This is Dolly waiting in the waiting room for our surgeon. Yes, I said our surgeon. Doesn’t that sound so good? The man was an hour late, but Dolly was a trooper. We’re okay with him being an hour late, because if we were the ones who needed him, we would want the clinic patients to wait.
Last night, as I thought about what this visit with this new surgeon would be like, I prayed for a few things. I prayed that we would find someone who gave us peace about his plan to fix our daughter’s heart. I prayed that this person would be compassionate when he told us what future challenges Dolly will face. I prayed that this person would be willing to consult with other experts in his field, and that those experts would all agree on the best plan, because FPD and I are spent on trying to decide.

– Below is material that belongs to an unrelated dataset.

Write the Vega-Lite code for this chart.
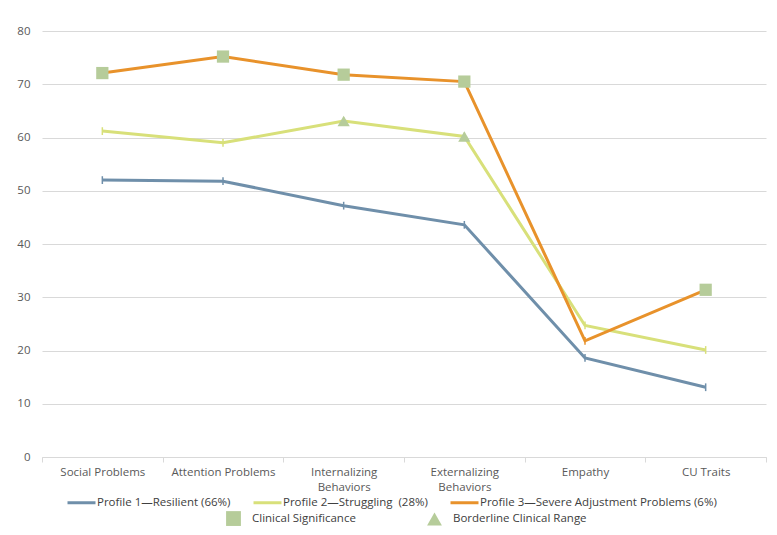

Every single blessed thing I prayed for came wrapped up all in one white coat clad package.
We found our man with the plan.
And, I couldn’t be more happy with the plan. Our local Cardiologist likes the plan, Boston likes the plan, CHOP likes the plan. Most importantly, we like the plan because everyone was in agreement about the plan.
I feel peace with the plan.
Here’s the plan, for those of you who like the technical side of things. On 2/5, which happens to be her 2nd birthday, Dolly will undergo an Arterial Switch. The surgeon will switch her backwards Aorta and Pulmonary Artery. This will allow the unoxygenated blood to flow to her lungs and the oxygenated blood to go to the rest of her body, the way it should. Right now, her body does the exact opposite, so her lungs have too much oxygen flowing to them, which is causing damage, while the rest of her little body is getting bluer and bluer. We will also band that pulmonary artery, loosely, to help restrict blood flow. Before we leave the hospital, we’ll start medicine to try to heal those little airways.
To do this, they will have to open her chest. That scares the stuffing out of me. So, I asked how likely it would be that she would die during this massive surgery.
I wanted percentages. Real odds.
His answer…”Our survival rate is 95%.”
I literally shouted, “I’ll take it!”
95%. We went from a “real possibility” that Dolly wouldn’t survive to a 95% chance that she will. He told us that we’re going to get her home, that we’ll face challenges getting her there, and that there will be set backs as she grows, but that he’s pretty darn sure we’re going to get. her. home. I asked how many times he’s done this procedure. “I do 15-20 of these per year”. FPD, because he’s a wise ass, asked how many he’s done THIS year. He said “I did one on Tuesday”, as in the first of the year. He took FPD’s sense of humor in stride, bonus for us, because he’ll be getting to know us real well as we spend two weeks together inpatient.
We talked about the future plan, the next 20 to 30 years and what that will be like for her. 20 to 30 years. Do you know how happy being able to discuss that made me?
Way back when we started this journey, before we knew our Dolly, the thought of twenty years had me paralyzed with fear. It seemed like life would only just be beginning for her. It seemed like she was being cheated.
Then she came, and we were given zero hope, and I would have given anything for twenty years.
We’ve got that chance. We’ve been given a huge gift. I am so thankful for that.
|Receiving a miracle is really hard work.|
So. eternally. thankful.
who knows that the real Man with the plan has been watching over her Dolly the entire time.